Personal information
- Born: August 25, 1997 (age 28) Rochester, New York
- Height: 5 ft 7 in (170 cm)

Sport
- Sport: Skiing

= Morgan Schild =

American freestyle mogul skier (born 1997)

Morgan Schild (born August 25, 1997) is an American freestyle mogul skier. She competed for the United States Olympic team at the 2018 Winter Olympics in Pyeongchang.
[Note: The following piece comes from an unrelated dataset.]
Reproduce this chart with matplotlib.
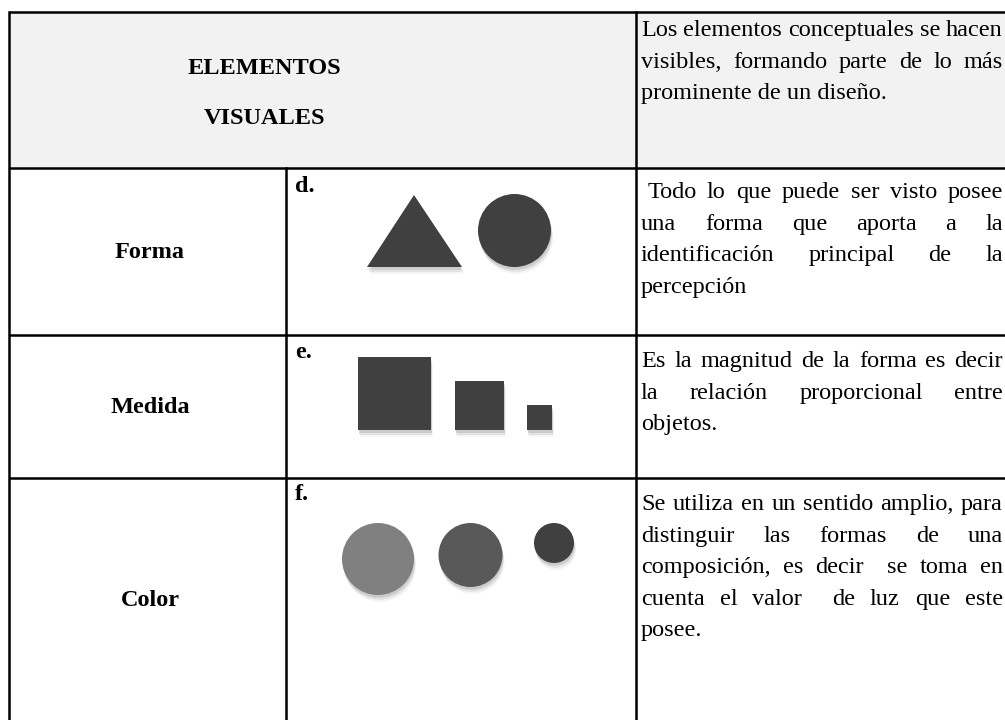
import matplotlib.pyplot as plt
import matplotlib.patches as mpatches
import matplotlib.patheffects as pe

# table content
header_title = ['ELEMENTOS', 'VISUALES']
header_text = ['Los elementos conceptuales se hacen',
               'visibles, formando parte de lo más',
               'prominente de un diseño.']
row_labels = ['Forma', 'Medida', 'Color']
item_letters = ['d.', 'e.', 'f.']
descriptions = [
    [' Todo lo que puede ser visto posee',
     'una forma que aporta a la',
     'identificación principal de la',
     'percepción'],
    ['Es la magnitud de la forma es decir',
     'la relación proporcional entre',
     'objetos.'],
    ['Se utiliza en un sentido amplio, para',
     'distinguir las formas de una',
     'composición, es decir  se toma en',
     'cuenta el valor  de luz que este',
     'posee.'],
]
square_sizes = [73, 49, 25]
circle_radii = [36, 32, 20]
circle_grays = ['#808080', '#595959', '#404040']

W, H = 1005, 720
FONT = 'Liberation Serif'
FS = 17.5
DARK = '#404040'

fig = plt.figure(figsize=(W / 100, H / 100), dpi=100)
ax = fig.add_axes([0, 0, 1, 1])
ax.set_xlim(0, W)
ax.set_ylim(H, 0)
ax.axis('off')
renderer = fig.canvas.get_renderer()

# grid geometry (pixels)
x_left, x_c1, x_c2 = 9, 286, 636
row_tops = [12, 168, 335, 478]
row_bottoms = [168, 335, 478, 722]

ax.add_patch(mpatches.Rectangle((x_left, 12), W - x_left, 156,
                                facecolor='#f2f2f2', edgecolor='none', zorder=0))
lw = 1.8
for y in row_tops:
    ax.plot([x_left, W], [y, y], color='black', lw=lw, solid_capstyle='butt', zorder=3)
ax.plot([x_left, x_left], [12, H], color='black', lw=lw, zorder=3)
ax.plot([x_c2, x_c2], [12, H], color='black', lw=lw, zorder=3)
ax.plot([x_c1, x_c1], [168, H], color='black', lw=lw, zorder=3)


def text_width(s, weight='normal'):
    t = ax.text(0, 0, s, fontsize=FS, family=FONT, fontweight=weight)
    w = t.get_window_extent(renderer).width
    t.remove()
    return w


space_w = text_width('a a') - text_width('aa')


def justified(lines, y0, x0=641, x1=1003, step=31.6):
    for i, line in enumerate(lines):
        y = y0 + i * step
        indent = (len(line) - len(line.lstrip(' '))) * space_w
        body = line.lstrip(' ')
        if i == len(lines) - 1:
            ax.text(x0 + indent, y, body, fontsize=FS, family=FONT, va='baseline')
            continue
        words = body.split(' ')
        widths = [text_width(w) if w else 0 for w in words]
        gap = (x1 - x0 - indent - sum(widths)) / (len(words) - 1)
        x = x0 + indent
        for w, ww in zip(words, widths):
            if w:
                ax.text(x, y, w, fontsize=FS, family=FONT, va='baseline')
            x += ww + gap


# header
ax.text(264, 68, header_title[0], fontsize=FS, family=FONT, fontweight='bold',
        ha='center', va='center')
ax.text(264, 118, header_title[1], fontsize=FS, family=FONT, fontweight='bold',
        ha='center', va='center')
justified(header_text, 36)

# body rows
first_baselines = [198, 367, 510]
letter_baselines = [192, 358, 500]
for i, label in enumerate(row_labels):
    top, bot = row_tops[i + 1], row_bottoms[i + 1]
    ax.text(150, (top + bot) / 2 + 1, label, fontsize=FS, family=FONT,
            fontweight='bold', ha='center', va='center')
    ax.text(295, letter_baselines[i], item_letters[i], fontsize=FS, family=FONT,
            fontweight='bold', va='baseline')
    justified(descriptions[i], first_baselines[i])

shadow = [pe.SimplePatchShadow(offset=(0.5, -2), shadow_rgbFace='#000000', alpha=0.10),
          pe.SimplePatchShadow(offset=(1, -3.5), shadow_rgbFace='#000000', alpha=0.07),
          pe.SimplePatchShadow(offset=(1.5, -5), shadow_rgbFace='#000000', alpha=0.04),
          pe.Normal()]

# forma: triangle and circle
tri = mpatches.Polygon([(367, 267), (414, 195), (462, 267)], closed=True,
                       facecolor=DARK, edgecolor='none', zorder=2)
tri.set_path_effects(shadow)
ax.add_patch(tri)
c = mpatches.Circle((514.5, 230.5), 36.5, facecolor=DARK, edgecolor='none', zorder=2)
c.set_path_effects(shadow)
ax.add_patch(c)

# medida: squares aligned at bottom
sq_x = [358, 455, 527]
for x, s in zip(sq_x, square_sizes):
    r = mpatches.Rectangle((x, 430 - s), s, s, facecolor=DARK, edgecolor='none', zorder=2)
    r.set_path_effects(shadow)
    ax.add_patch(r)

# color: circles aligned at top
cx = [378, 470.5, 554]
for x, rad, g in zip(cx, circle_radii, circle_grays):
    cc = mpatches.Circle((x, 523 + rad), rad, facecolor=g, edgecolor='none', zorder=2)
    cc.set_path_effects(shadow)
    ax.add_patch(cc)

fig.savefig('out.png', dpi=100)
== Early life and education ==
Schild was born August 25, 1997, in Rochester, New York, to Robert, known as "Buzz," and Lorraine, a nurse practitioner. She was raised in Pittsford, New York. Schild was athletic as a child. She began skiing at age five. Alongside freestyle skiing, she also skied cross-country, and played soccer and softball. Schild was inspired to ski competitively after watching Hannah Kearney win a gold medal at the 2010 Winter Olympics. At age 15, Schild began dividing her time and training between Bristol Mountain, New York and Vail, Colorado. Schild has attended Pittsford Sutherland and Westminster College.

== Career ==
Schild is a freestyle mogul skier. In 2014, Schild was the overall NorAm Tour Winner and won silver medal at the Junior World Championships. The following year, she was named Rookie of the Year for the FIS World Cup. At the 2015 Junior World Championships, Schild tore her ACL and injured her shoulder. The injuries prevented her from competing for two years.

Schild made her comeback to competition in January 2017, placing third in moguls at her first competition back. That March Schild won the United States national championship in moguls. In January 2018, Schild placed third in two events at the FIS Visa International World Cup, securing her spot on the United States Olympic team for the 2018 Winter Olympics in Pyeongchang. At the Olympics, Schild was in third place after the first round of qualifications, allowing her to automatically advance to the first round of finals. Schild was the top American qualifier.

Schild is coached by John Kroetz. Her nickname in competitions is “Warpaint” for her concentration in competition.